I am attempting to use regex to match everything before the /, but when i try the following I get nothing outputted. I double checked my regex and seems okay, but not sure why it isn't working..

[user@user my_dir]$ tar -tf abc_de123_01.02.03.4.tgz | grep -m1 /
abc_de123_01.02.03.4/abcde.ini
[user@user my_dir]$ tar -tf abc_de123_01.02.03.4.tgz | grep -m1 .*\/
[user@user my_dir]$ tar -tf abc_de123_01.02.03.4.tgz | grep -m1 /$

expected output:
abc_de123_01.02.03.4/

Answer 1

Grep by default works on line wise operations.
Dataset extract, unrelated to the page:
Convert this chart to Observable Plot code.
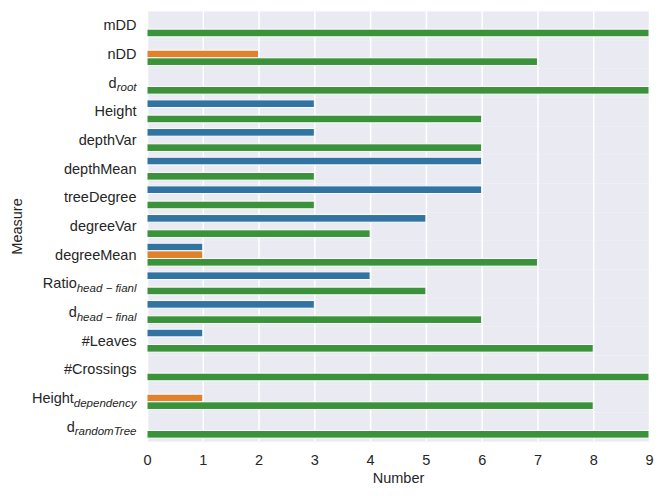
<!DOCTYPE html>
<html>
<head>
<meta charset="utf-8">
<script src="https://cdn.jsdelivr.net/npm/d3@7"></script>
<script src="https://cdn.jsdelivr.net/npm/@observablehq/plot@0.6"></script>
<style>
  html, body { margin: 0; padding: 0; background: white; }
</style>
</head>
<body>
<div id="chart"></div>
<script>
// Category labels (base text + optional subscript)
const labelBase = ["mDD", "nDD", "d", "Height", "depthVar", "depthMean", "treeDegree", "degreeVar", "degreeMean", "Ratio", "d", "#Leaves", "#Crossings", "Height", "d"];
const labelSub  = ["", "", "root", "", "", "", "", "", "", "head − fianl", "head − final", "", "", "dependency", "randomTree"];
const categories = labelBase.map((b, i) => labelSub[i] ? b + "_" + labelSub[i] : b);

// Three hue groups (no legend in the reference)
const hues = ["group1", "group2", "group3"];
const hueColors = ["#3274a1", "#e1812c", "#3a923a"];

const blueValues   = [0, 0, 0, 3, 3, 6, 6, 5, 1, 4, 3, 1, 0, 0, 0];
const orangeValues = [0, 2, 0, 0, 0, 0, 0, 0, 1, 0, 0, 0, 0, 1, 0];
const greenValues  = [9, 7, 9, 6, 6, 3, 3, 4, 7, 5, 6, 8, 9, 8, 9];

const xTicks = [0, 1, 2, 3, 4, 5, 6, 7, 8, 9];

const seriesValues = [blueValues, orangeValues, greenValues];
const data = categories.flatMap((c, i) =>
  hues.map((h, j) => ({category: c, hue: h, value: seriesValues[j][i]}))
);

const FONT = "'Liberation Sans', Arial, sans-serif";

const chart = Plot.plot({
  width: 665,
  height: 496,
  marginLeft: 147,
  marginRight: 16,
  marginTop: 11,
  marginBottom: 55,
  style: {fontFamily: FONT, fontSize: "14.5px", background: "white", color: "#262626"},
  x: {domain: [0, 9], ticks: xTicks},
  fy: {domain: categories, padding: 0, round: false},
  y: {domain: hues, paddingInner: 0, paddingOuter: 0.375, round: false, axis: null},
  color: {domain: hues, range: hueColors},
  marks: [
    Plot.frame({fill: "#EAEAF2", stroke: null}),
    Plot.gridX(xTicks, {stroke: "white", strokeOpacity: 1, strokeWidth: 1.5}),
    Plot.barX(data, {x: "value", y: "hue", fy: "category", fill: "hue", stroke: "white", strokeWidth: 1}),
    Plot.axisX(xTicks, {tickSize: 0, tickPadding: 13, fontSize: 14.5, label: "Number", labelAnchor: "center", labelArrow: "none", labelOffset: 41}),
    Plot.axisFy({anchor: "left", tickSize: 0, tickPadding: 11, fontSize: 14.5, label: "Measure", labelAnchor: "center", labelArrow: "none", labelOffset: 136})
  ]
});

document.getElementById("chart").appendChild(chart);

// Render subscripts as real tspans
d3.select(chart).selectAll("text").each(function() {
  const t = this.textContent;
  const i = categories.indexOf(t);
  if (i >= 0 && labelSub[i]) {
    const sel = d3.select(this);
    sel.text(labelBase[i]);
    sel.append("tspan")
      .attr("dy", "3.5")
      .attr("font-size", "11.5")
      .attr("font-style", "italic")
      .text(labelSub[i]);
  }
});
</script>
</body>
</html>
If you need only part of the string in all the lines you might use cut instead.

tar -tf abc_de123_01.02.03.4.tgz | cut -d'/' -f1 

Now if you need only the first part of the first match sed come in hand:

tar -tf abc_de123_01.02.03.4.tgz | sed "1q;d" | cut -d'/' -f1 

Answer 2

There are three problems here.

• One problem is that * has a special meaning to your shell; if you run echo grep -m1 .*\/, you'll see that your shell is expanding .*\/ in a way you don't expect.
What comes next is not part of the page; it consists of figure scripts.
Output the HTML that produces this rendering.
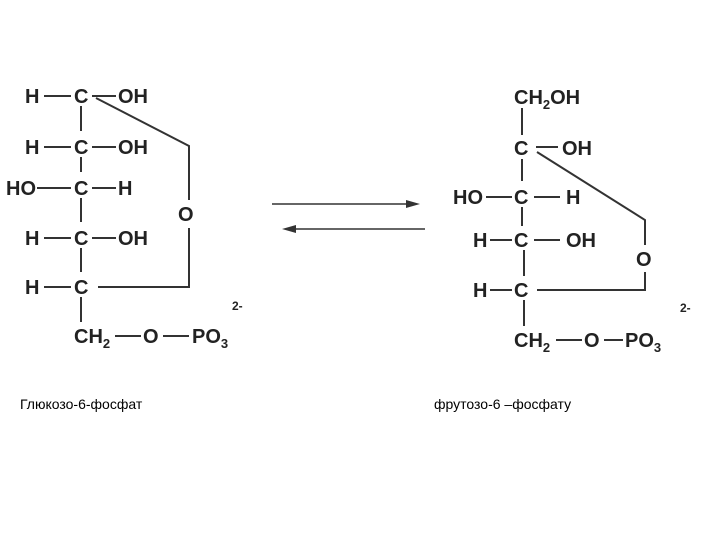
<!DOCTYPE html>
<html><head><meta charset="utf-8"><style>
html,body{margin:0;padding:0;background:#fff;width:720px;height:540px;overflow:hidden}
svg{display:block}
.t{font-family:"Liberation Sans",sans-serif;font-weight:bold;font-size:20px;fill:#222}
.s{font-size:13px}
.l{font-family:"Liberation Sans",sans-serif;font-size:14px;fill:#000}
line,polyline{stroke:#333;stroke-width:2;fill:none}
</style></head><body>
<svg width="720" height="540" viewBox="0 0 720 540">
<g class="t">
<text x="25" y="103">H</text><text x="74" y="103">C</text><text x="118" y="103">OH</text>
<text x="25" y="154">H</text><text x="74" y="154">C</text><text x="118" y="154">OH</text>
<text x="6" y="195">HO</text><text x="74" y="195">C</text><text x="118" y="195">H</text>
<text x="25" y="245">H</text><text x="74" y="245">C</text><text x="118" y="245">OH</text>
<text x="25" y="294">H</text><text x="74" y="294">C</text>
<text x="178" y="221">O</text>
<text x="74" y="343">CH<tspan class="s" dy="5">2</tspan></text>
<text x="143" y="343">O</text>
<text x="192" y="343">PO<tspan class="s" dy="5">3</tspan></text>
<text x="232" y="310" style="font-size:12px">2-</text>
</g>
<g>
<line x1="44" y1="96" x2="71" y2="96"/><line x1="92" y1="96" x2="116" y2="96"/>
<line x1="44" y1="147" x2="71" y2="147"/><line x1="92" y1="147" x2="116" y2="147"/>
<line x1="37" y1="188" x2="71" y2="188"/><line x1="92" y1="188" x2="116" y2="188"/>
<line x1="44" y1="238" x2="71" y2="238"/><line x1="92" y1="238" x2="116" y2="238"/>
<line x1="44" y1="287" x2="71" y2="287"/>
<line x1="81" y1="106" x2="81" y2="131"/><line x1="81" y1="157" x2="81" y2="172"/>
<line x1="81" y1="198" x2="81" y2="222"/><line x1="81" y1="248" x2="81" y2="272"/>
<line x1="81" y1="297" x2="81" y2="322"/>
<line x1="115" y1="336" x2="141" y2="336"/><line x1="163" y1="336" x2="189" y2="336"/>
<polyline points="96,98 189,146 189,200"/>
<polyline points="189,228 189,287 98,287"/>
</g>
<line x1="272" y1="204" x2="412" y2="204" style="stroke-width:1.5"/>
<polygon points="420,204 406,200 406,208" fill="#333"/>
<line x1="290" y1="229" x2="425" y2="229" style="stroke-width:1.5"/>
<polygon points="282,229 296,225 296,233" fill="#333"/>
<g class="t">
<text x="514" y="104">CH<tspan class="s" dy="5">2</tspan><tspan dy="-5">OH</tspan></text>
<text x="514" y="155">C</text><text x="562" y="155">OH</text>
<text x="453" y="204">HO</text><text x="514" y="204">C</text><text x="566" y="204">H</text>
<text x="473" y="247">H</text><text x="514" y="247">C</text><text x="566" y="247">OH</text>
<text x="473" y="297">H</text><text x="514" y="297">C</text>
<text x="636" y="266">O</text>
<text x="514" y="347">CH<tspan class="s" dy="5">2</tspan></text>
<text x="584" y="347">O</text>
<text x="625" y="347">PO<tspan class="s" dy="5">3</tspan></text>
<text x="680" y="312" style="font-size:12px">2-</text>
</g>
<g>
<line x1="522" y1="108" x2="522" y2="135"/>
<line x1="536" y1="147" x2="558" y2="147"/>
<line x1="522" y1="159" x2="522" y2="181"/>
<line x1="486" y1="197" x2="512" y2="197"/><line x1="534" y1="197" x2="560" y2="197"/>
<line x1="522" y1="207" x2="522" y2="226"/>
<line x1="490" y1="240" x2="512" y2="240"/><line x1="534" y1="240" x2="560" y2="240"/>
<line x1="524" y1="250" x2="524" y2="276"/>
<line x1="490" y1="290" x2="512" y2="290"/>
<line x1="524" y1="300" x2="524" y2="326"/>
<line x1="556" y1="340" x2="582" y2="340"/><line x1="604" y1="340" x2="623" y2="340"/>
<polyline points="537,152 645,220 645,245"/>
<polyline points="645,272 645,290 537,290"/>
</g>
<text class="l" x="20" y="409">Глюкозо-6-фосфат</text>
<text class="l" x="434" y="409">фрутозо-6 –фосфату</text>
</svg>
</body></html>
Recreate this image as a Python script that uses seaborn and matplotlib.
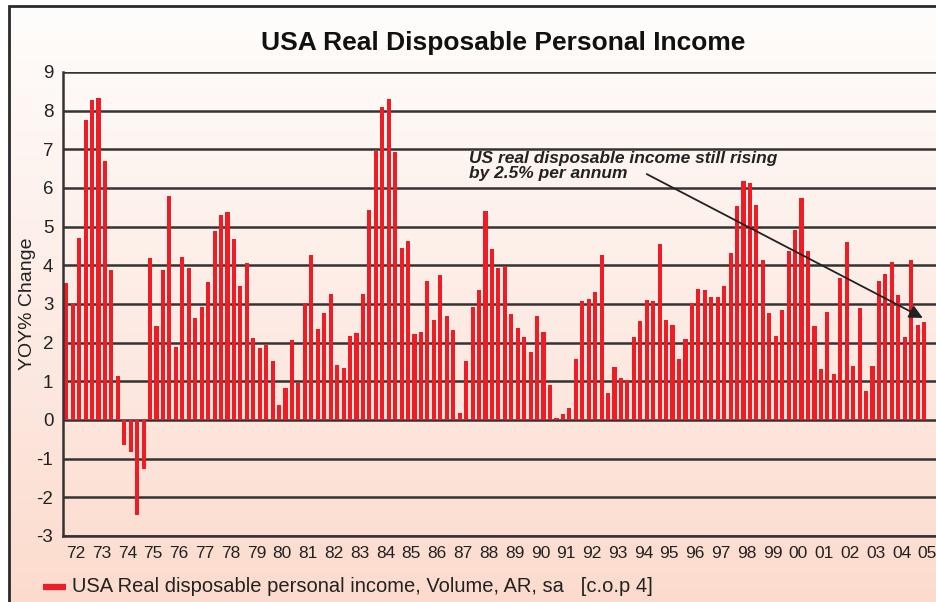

• One problem is that grep prints matching lines by default. If you want it to print just the matching part of a line, you need the -o flag.

• One problem that's not actually breaking your command, but that you should nonetheless fix, is that your shell uses \ as a quoting (escape) character, so \/ actually means just /. (The reason this doesn't break anything is that / isn't special to grep anyway, so you didn't actually need the \ for anything.)

So:

grep -m1 -o '.*/'

which finds the first line containing /, and prints everything up through the last / on that line.

Incidentally, / is not a backslash, but simply a slash (or sometimes forward slash). A backslash is \.